Exactly the lines from the one with "Reproduce this chart with D3.js." through the one with "const y = d3.scaleLinear().domain(yDomain).range([546.7, 10]);" should be returned, both ends included and nothing else. Omit any pictures.

• **The input**
--- --- ---

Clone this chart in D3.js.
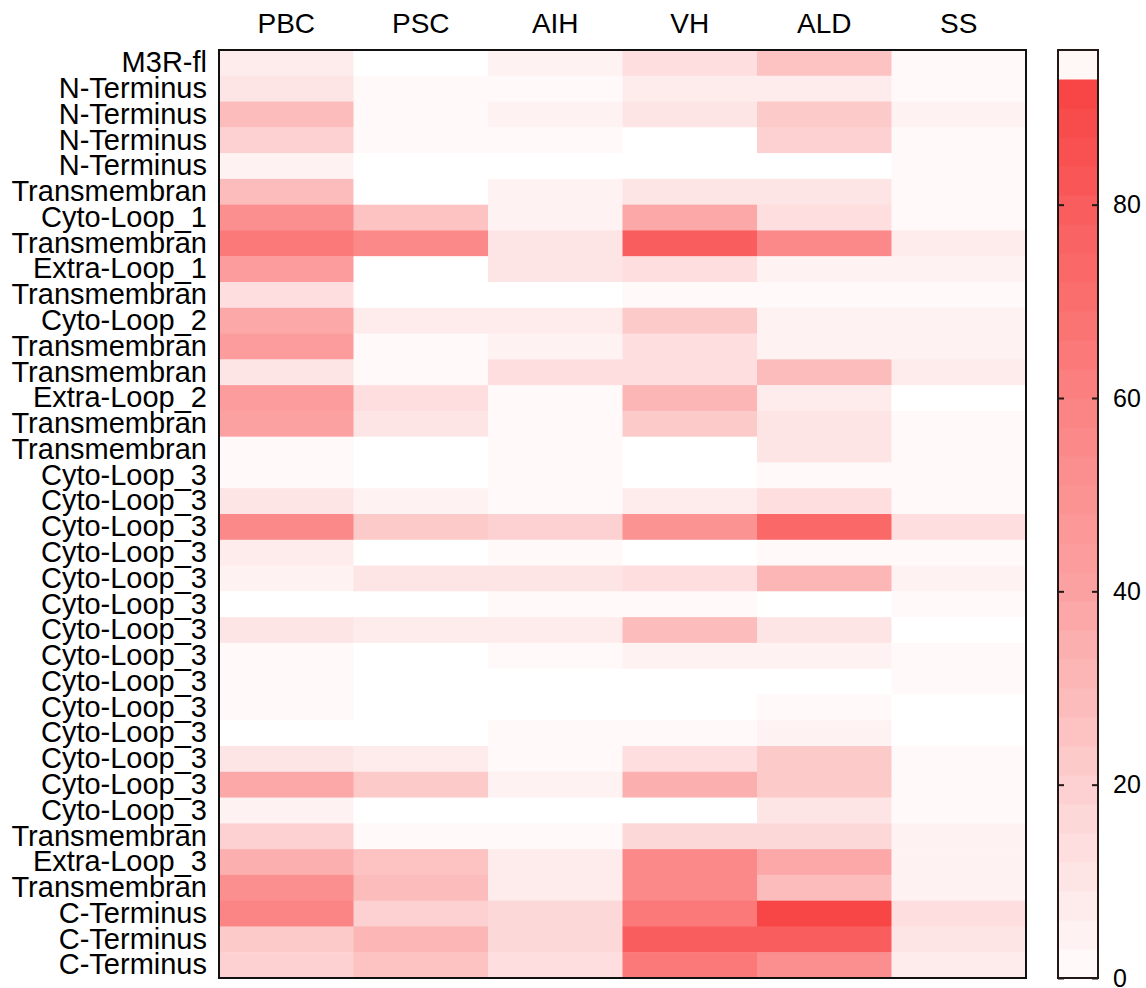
<!DOCTYPE html>
<html>
<head>
<meta charset="utf-8">
<script src="https://cdn.jsdelivr.net/npm/d3@7"></script>
<style>
  body { margin: 0; background: #fff; }
  svg { display: block; }
  text { font-family: "Liberation Sans", Arial, sans-serif; fill: #000; }
</style>
</head>
<body>
<svg id="chart" width="1146" height="988"></svg>
<script>
// Disease groups (columns)
const diseases = ["PBC", "PSC", "AIH", "VH", "ALD", "SS"];

// M3R peptide regions (rows, top to bottom)
const regions = [
  "M3R-fl", "N-Terminus", "N-Terminus", "N-Terminus", "N-Terminus",
  "Transmembran", "Cyto-Loop_1", "Transmembran", "Extra-Loop_1", "Transmembran",
  "Cyto-Loop_2", "Transmembran", "Transmembran", "Extra-Loop_2", "Transmembran",
  "Transmembran", "Cyto-Loop_3", "Cyto-Loop_3", "Cyto-Loop_3", "Cyto-Loop_3",
  "Cyto-Loop_3", "Cyto-Loop_3", "Cyto-Loop_3", "Cyto-Loop_3", "Cyto-Loop_3",
  "Cyto-Loop_3", "Cyto-Loop_3", "Cyto-Loop_3", "Cyto-Loop_3", "Cyto-Loop_3",
  "Transmembran", "Extra-Loop_3", "Transmembran", "C-Terminus", "C-Terminus",
  "C-Terminus"
];

// Reactivity per region for each disease (null = no signal)
const valuesPBC = [6, 10, 28, 18, 5, 29, 52, 63, 42, 14, 36, 42, 9, 43, 40, 1.5, 1.5, 10, 54, 7,
  5, null, 11, 0.5, 0.5, 2, null, 10, 36, 5, 18, 35, 51, 58, 21.5, 19];
const valuesPSC = [null, 1.5, 1.5, 1.5, null, null, 26, 55, null, null, 7, 1.5, 1.5, 14, 11.5, null, null, 5, 21, null,
  11.5, null, 7, null, null, null, null, 7, 21, null, 1.5, 25, 27.5, 19, 30, 26.5];
const valuesAIH = [3.5, 2.5, 5, 1.5, null, 3.5, 4, 9, 10, null, 6, 5.5, 12, 1.5, 2.5, 0.5, 0.5, 0.5, 19, 0.5,
  10, 2.5, 7, 0.5, null, null, 0.5, 0.5, 5, null, 2.5, 7, 7, 15, 15.5, 13];
const valuesVH = [13, 8, 11, null, null, 11, 38, 78, 13, 1.5, 23.5, 12.5, 13, 31, 21, null, null, 7, 50, null,
  12.5, 1.5, 27.5, 3.5, null, null, 1.5, 13, 34, null, 17, 55, 55, 64, 80, 65];
const valuesALD = [26, 6, 21, 18, null, 9, 14, 56, 5, 1.5, 5.5, 5, 27.5, 7, 9.5, 9, 2.5, 14, 73, 2.5,
  30, null, 10, 5.5, null, 2, 5.5, 23.5, 21, 10, 17, 37, 27.5, 91, 78, 53];
const valuesSS = [2, 1, 3, 2.5, 0.5, 0.5, 2.5, 8.5, 4, 0.5, 5.5, 3, 8.5, null, 2.5, 0.5, 0.5, 1.5, 13, 0.5,
  3, 1, null, 1.5, 0.5, null, null, 1.5, 1.5, 0.5, 3.5, 4.5, 3, 12, 11.5, 8];

// Colour bar ticks
const colorTicks = [0, 20, 40, 60, 80];

const series = [valuesPBC, valuesPSC, valuesAIH, valuesVH, valuesALD, valuesSS];

const cells = [];
series.forEach((vals, ci) => {
  vals.forEach((v, ri) => cells.push({ col: diseases[ci], row: ri, value: v }));
});

// Layout
const plot = { left: 219, right: 1026, top: 50, bottom: 978 };
const bar = { left: 1058, right: 1098 };

const x = d3.scaleBand().domain(diseases).range([plot.left, plot.right]);
const y = d3.scaleBand().domain(d3.range(regions.length)).range([plot.top, plot.bottom]);

// Stepped colour map: bands of width 3 from 0 to 96, topmost band near-white
const step = 3, vmax = 96;
const thresholds = d3.range(step, vmax, step);
const ramp = d3.scaleLinear()
  .domain([0, 20, 40, 60, 80, 93])
  .range(["#fffcfc", "#fdd0d0", "#fca2a2", "#fb8282", "#f95c5c", "#f84242"])
  .interpolate(d3.interpolateRgb);
const bandColors = d3.range(0, vmax, step).map((lo, i) =>
  i === thresholds.length ? "#fff8f6" : ramp(lo + step / 2));
const color = d3.scaleThreshold().domain(thresholds).range(bandColors);

const svg = d3.select("#chart");

// Heatmap cells
svg.append("g")
  .selectAll("rect")
  .data(cells)
  .join("rect")
  .attr("x", d => x(d.col))
  .attr("y", d => y(d.row))
  .attr("width", x.bandwidth() + 0.5)
  .attr("height", y.bandwidth() + 0.5)
  .attr("fill", d => d.value == null ? "#ffffff" : color(d.value));

// Frame
svg.append("rect")
  .attr("x", plot.left).attr("y", plot.top)
  .attr("width", plot.right - plot.left).attr("height", plot.bottom - plot.top)
  .attr("fill", "none").attr("stroke", "#111").attr("stroke-width", 2);

// Column labels
const topAxis = svg.append("g")
  .attr("transform", `translate(0,${plot.top})`)
  .call(d3.axisTop(x).tickSize(0).tickPadding(17));
topAxis.select(".domain").remove();
topAxis.selectAll("text").attr("font-size", 28).style("font-family", '"Liberation Sans", Arial, sans-serif');

// Row labels
const leftAxis = svg.append("g")
  .attr("transform", `translate(${plot.left},0)`)
  .call(d3.axisLeft(y).tickSize(0).tickPadding(12).tickFormat(i => regions[i]));
leftAxis.select(".domain").remove();
leftAxis.selectAll("text").attr("font-size", 29).style("font-family", '"Liberation Sans", Arial, sans-serif');

// Colour bar
const cy = d3.scaleLinear().domain([0, vmax]).range([plot.bottom, plot.top]);
const bands = d3.range(0, vmax, step);
svg.append("g")
  .selectAll("rect")
  .data(bands)
  .join("rect")
  .attr("x", bar.left)
  .attr("width", bar.right - bar.left)
  .attr("y", d => cy(d + step))
  .attr("height", d => cy(d) - cy(d + step) + 0.5)
  .attr("fill", d => color(d + step / 2));

svg.append("rect")
  .attr("x", bar.left).attr("y", plot.top)
  .attr("width", bar.right - bar.left).attr("height", plot.bottom - plot.top)
  .attr("fill", "none").attr("stroke", "#231815").attr("stroke-width", 2);

const barRight = svg.append("g")
  .attr("transform", `translate(${bar.right},0)`)
  .call(d3.axisRight(cy).tickValues(colorTicks).tickSizeInner(-6).tickSizeOuter(0).tickPadding(15));
barRight.select(".domain").remove();
barRight.selectAll("line").attr("stroke", "#231815").attr("stroke-width", 2);
barRight.selectAll("text").attr("font-size", 25).style("font-family", '"Liberation Sans", Arial, sans-serif');

const barLeft = svg.append("g")
  .attr("transform", `translate(${bar.left},0)`)
  .call(d3.axisLeft(cy).tickValues(colorTicks).tickSizeInner(-6).tickSizeOuter(0).tickFormat(""));
barLeft.select(".domain").remove();
barLeft.selectAll("line").attr("stroke", "#231815").attr("stroke-width", 2);
</script>
</body>
</html>
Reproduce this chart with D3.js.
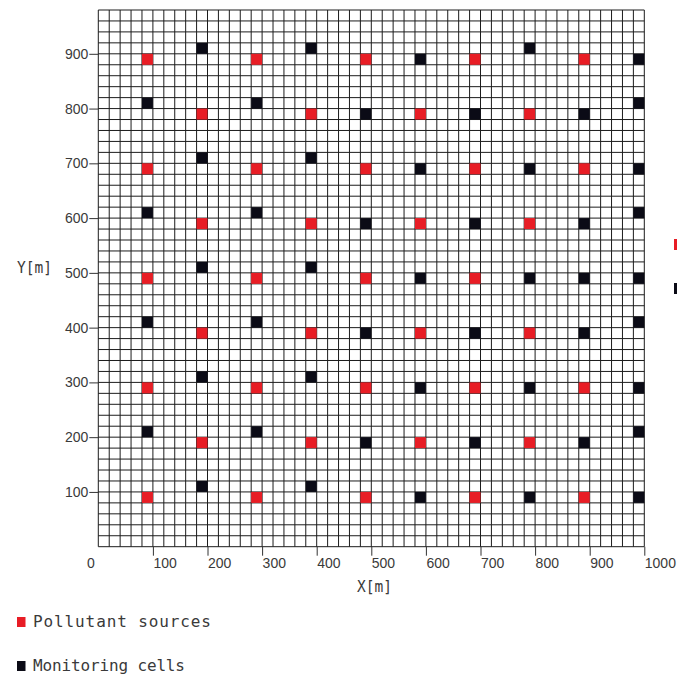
<!DOCTYPE html>
<html>
<head>
<meta charset="utf-8">
<script src="https://cdn.jsdelivr.net/npm/d3@7"></script>
<style>
  html, body { margin: 0; padding: 0; background: #fff; }
  svg { display: block; }
  text { font-family: "Liberation Sans", "DejaVu Sans", sans-serif; fill: #3a3a3a; }
  .title, .legend text { font-family: "DejaVu Sans Mono", "Liberation Mono", monospace; }
</style>
</head>
<body>
<svg id="chart" width="684" height="676"></svg>
<script>
// Domain of the study area (metres)
const xDomain = [0, 1000];
const yDomain = [0, 980];
const cellSize = 20;

// Axis tick values
const xTicks = [0, 100, 200, 300, 400, 500, 600, 700, 800, 900, 1000];
const yTicks = [100, 200, 300, 400, 500, 600, 700, 800, 900];

// Cell centres of pollutant sources [x, y]
const sources = [
  [90, 890], [90, 690], [90, 490], [90, 290], [90, 90],
  [190, 790], [190, 590], [190, 390], [190, 190],
  [290, 890], [290, 690], [290, 490], [290, 290], [290, 90],
  [390, 790], [390, 590], [390, 390], [390, 190],
  [490, 890], [490, 690], [490, 490], [490, 290], [490, 90],
  [590, 790], [590, 590], [590, 390], [590, 190],
  [690, 890], [690, 690], [690, 490], [690, 290], [690, 90],
  [790, 790], [790, 590], [790, 390], [790, 190],
  [890, 890], [890, 690], [890, 290], [890, 90]
];

// Cell centres of monitoring cells [x, y]
const monitors = [
  [90, 810], [90, 610], [90, 410], [90, 210],
  [190, 910], [190, 710], [190, 510], [190, 310], [190, 110],
  [290, 810], [290, 610], [290, 410], [290, 210],
  [390, 910], [390, 710], [390, 510], [390, 310], [390, 110],
  [490, 790], [490, 590], [490, 390], [490, 190],
  [590, 890], [590, 690], [590, 490], [590, 290], [590, 90],
  [690, 790], [690, 590], [690, 390], [690, 190],
  [790, 910], [790, 690], [790, 490], [790, 290], [790, 90],
  [890, 790], [890, 590], [890, 490], [890, 390], [890, 190],
  [990, 890], [990, 810], [990, 690], [990, 610], [990, 490],
  [990, 410], [990, 290], [990, 210], [990, 90]
];

const seriesNames = ["Pollutant sources", "Monitoring cells"];
const seriesColors = ["#e81d25", "#0b0b16"];

const svg = d3.select("#chart");

const x = d3.scaleLinear().domain(xDomain).range([98.3, 644.3]);
const y = d3.scaleLinear().domain(yDomain).range([546.7, 10]);

// Grid of 20 m cells
const grid = svg.append("g").attr("class", "grid")
  .attr("stroke", "#1c1c1c").attr("stroke-width", 1);
grid.selectAll("line.v")
  .data(d3.range(xDomain[0], xDomain[1] + 1, cellSize))
  .join("line").attr("class", "v")
  .attr("x1", d => x(d)).attr("x2", d => x(d))
  .attr("y1", y(yDomain[0])).attr("y2", y(yDomain[1]));
grid.selectAll("line.h")
  .data(d3.range(yDomain[0], yDomain[1] + 1, cellSize))
  .join("line").attr("class", "h")
  .attr("y1", d => y(d)).attr("y2", d => y(d))
  .attr("x1", x(xDomain[0])).attr("x2", x(xDomain[1]));

// Cells: each marker fills one grid cell
function drawCells(data, color, cls) {
  svg.append("g").attr("class", cls)
    .selectAll("rect").data(data).join("rect")
    .attr("x", d => x(d[0] - cellSize / 2))
    .attr("y", d => y(d[1] + cellSize / 2))
    .attr("width", d => x(d[0] + cellSize / 2) - x(d[0] - cellSize / 2))
    .attr("height", d => y(d[1] - cellSize / 2) - y(d[1] + cellSize / 2))
    .attr("fill", color);
}
drawCells(sources, seriesColors[0], "sources");
drawCells(monitors, seriesColors[1], "monitors");

// Y axis
const yAxis = svg.append("g")
  .attr("transform", `translate(${x(0)},0)`)
  .call(d3.axisLeft(y).tickValues(yTicks).tickSize(9).tickPadding(1).tickFormat(d3.format("d")));
yAxis.select(".domain").remove();
yAxis.selectAll(".tick line").attr("stroke", "#333");
yAxis.selectAll(".tick text")
  .attr("font-size", 14).attr("fill", "#3a3a3a")
  .attr("font-family", "Liberation Sans, DejaVu Sans, sans-serif");

// X axis: labels start at their tick
const xAxis = svg.append("g")
  .attr("transform", `translate(0,${y(0)})`)
  .call(d3.axisBottom(x).tickValues(xTicks).tickSize(9).tickFormat(d3.format("d")));
xAxis.select(".domain").remove();
xAxis.selectAll(".tick line").attr("stroke", "#333")
  .attr("display", d => d === 0 ? "none" : null);
xAxis.selectAll(".tick text")
  .attr("font-size", 14).attr("fill", "#3a3a3a")
  .attr("font-family", "Liberation Sans, DejaVu Sans, sans-serif")
  .attr("y", 21).attr("dy", 0)
  .attr("x", d => d === 0 ? -4 : 0)
  .attr("text-anchor", d => d === 0 ? "end" : "start");

// Axis titles
svg.append("text").attr("class", "title").attr("x", 17).attr("y", 273)
  .attr("font-size", 15).attr("textLength", 35).attr("lengthAdjust", "spacingAndGlyphs")
  .text("Y[m]");
svg.append("text").attr("class", "title").attr("x", 357).attr("y", 592)
  .attr("font-size", 15).attr("textLength", 35).attr("lengthAdjust", "spacingAndGlyphs")
  .text("X[m]");

// Legend below the plot
const legendRows = [627, 671];
const legend = svg.append("g").attr("class", "legend");
seriesNames.forEach((name, i) => {
  const row = legend.append("g");
  row.append("rect")
    .attr("x", 17).attr("y", legendRows[i] - 10)
    .attr("width", 8.5).attr("height", 10)
    .attr("fill", seriesColors[i]);
  row.append("text")
    .attr("x", 33).attr("y", legendRows[i])
    .attr("font-size", 16)
    .attr("textLength", i === 0 ? 178 : 152).attr("lengthAdjust", "spacing")
    .text(name);
});

// Side legend, running off the right edge of the page
svg.append("clipPath").attr("id", "edgeClip")
  .append("rect").attr("x", 0).attr("y", 0).attr("width", 677).attr("height", 676);
const sideRows = [250, 294];
const side = svg.append("g").attr("clip-path", "url(#edgeClip)");
seriesNames.forEach((name, i) => {
  side.append("rect")
    .attr("x", 674).attr("y", sideRows[i] - 11)
    .attr("width", 9).attr("height", 11)
    .attr("fill", seriesColors[i]);
});
</script>
</body>
</html>
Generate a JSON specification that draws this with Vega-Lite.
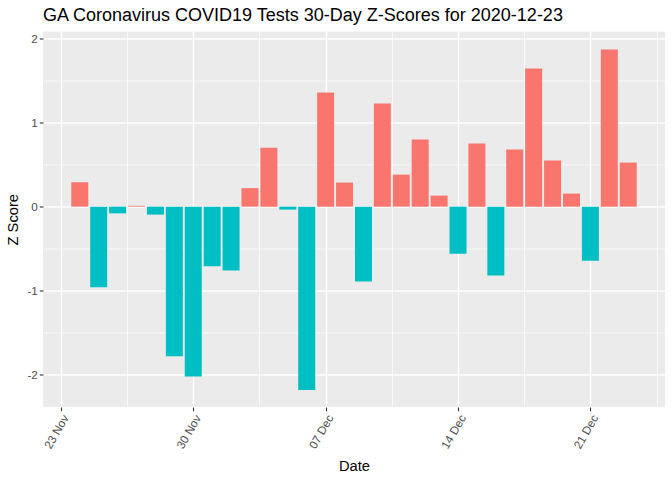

--- --- ---

• **Task result**
Reproduce this chart with D3.js.
<!DOCTYPE html>
<html>
<head>
<meta charset="utf-8">
<script src="https://cdn.jsdelivr.net/npm/d3@7"></script>
<style>
  html, body { margin: 0; padding: 0; background: #fff; }
  svg { display: block; }
  text { font-family: "Liberation Sans", "DejaVu Sans", sans-serif; fill: #3a3a3a; }
  .title, .legend text { font-family: "DejaVu Sans Mono", "Liberation Mono", monospace; }
</style>
</head>
<body>
<svg id="chart" width="684" height="676"></svg>
<script>
// Domain of the study area (metres)
const xDomain = [0, 1000];
const yDomain = [0, 980];
const cellSize = 20;

// Axis tick values
const xTicks = [0, 100, 200, 300, 400, 500, 600, 700, 800, 900, 1000];
const yTicks = [100, 200, 300, 400, 500, 600, 700, 800, 900];

// Cell centres of pollutant sources [x, y]
const sources = [
  [90, 890], [90, 690], [90, 490], [90, 290], [90, 90],
  [190, 790], [190, 590], [190, 390], [190, 190],
  [290, 890], [290, 690], [290, 490], [290, 290], [290, 90],
  [390, 790], [390, 590], [390, 390], [390, 190],
  [490, 890], [490, 690], [490, 490], [490, 290], [490, 90],
  [590, 790], [590, 590], [590, 390], [590, 190],
  [690, 890], [690, 690], [690, 490], [690, 290], [690, 90],
  [790, 790], [790, 590], [790, 390], [790, 190],
  [890, 890], [890, 690], [890, 290], [890, 90]
];

// Cell centres of monitoring cells [x, y]
const monitors = [
  [90, 810], [90, 610], [90, 410], [90, 210],
  [190, 910], [190, 710], [190, 510], [190, 310], [190, 110],
  [290, 810], [290, 610], [290, 410], [290, 210],
  [390, 910], [390, 710], [390, 510], [390, 310], [390, 110],
  [490, 790], [490, 590], [490, 390], [490, 190],
  [590, 890], [590, 690], [590, 490], [590, 290], [590, 90],
  [690, 790], [690, 590], [690, 390], [690, 190],
  [790, 910], [790, 690], [790, 490], [790, 290], [790, 90],
  [890, 790], [890, 590], [890, 490], [890, 390], [890, 190],
  [990, 890], [990, 810], [990, 690], [990, 610], [990, 490],
  [990, 410], [990, 290], [990, 210], [990, 90]
];

const seriesNames = ["Pollutant sources", "Monitoring cells"];
const seriesColors = ["#e81d25", "#0b0b16"];

const svg = d3.select("#chart");

const x = d3.scaleLinear().domain(xDomain).range([98.3, 644.3]);
const y = d3.scaleLinear().domain(yDomain).range([546.7, 10]);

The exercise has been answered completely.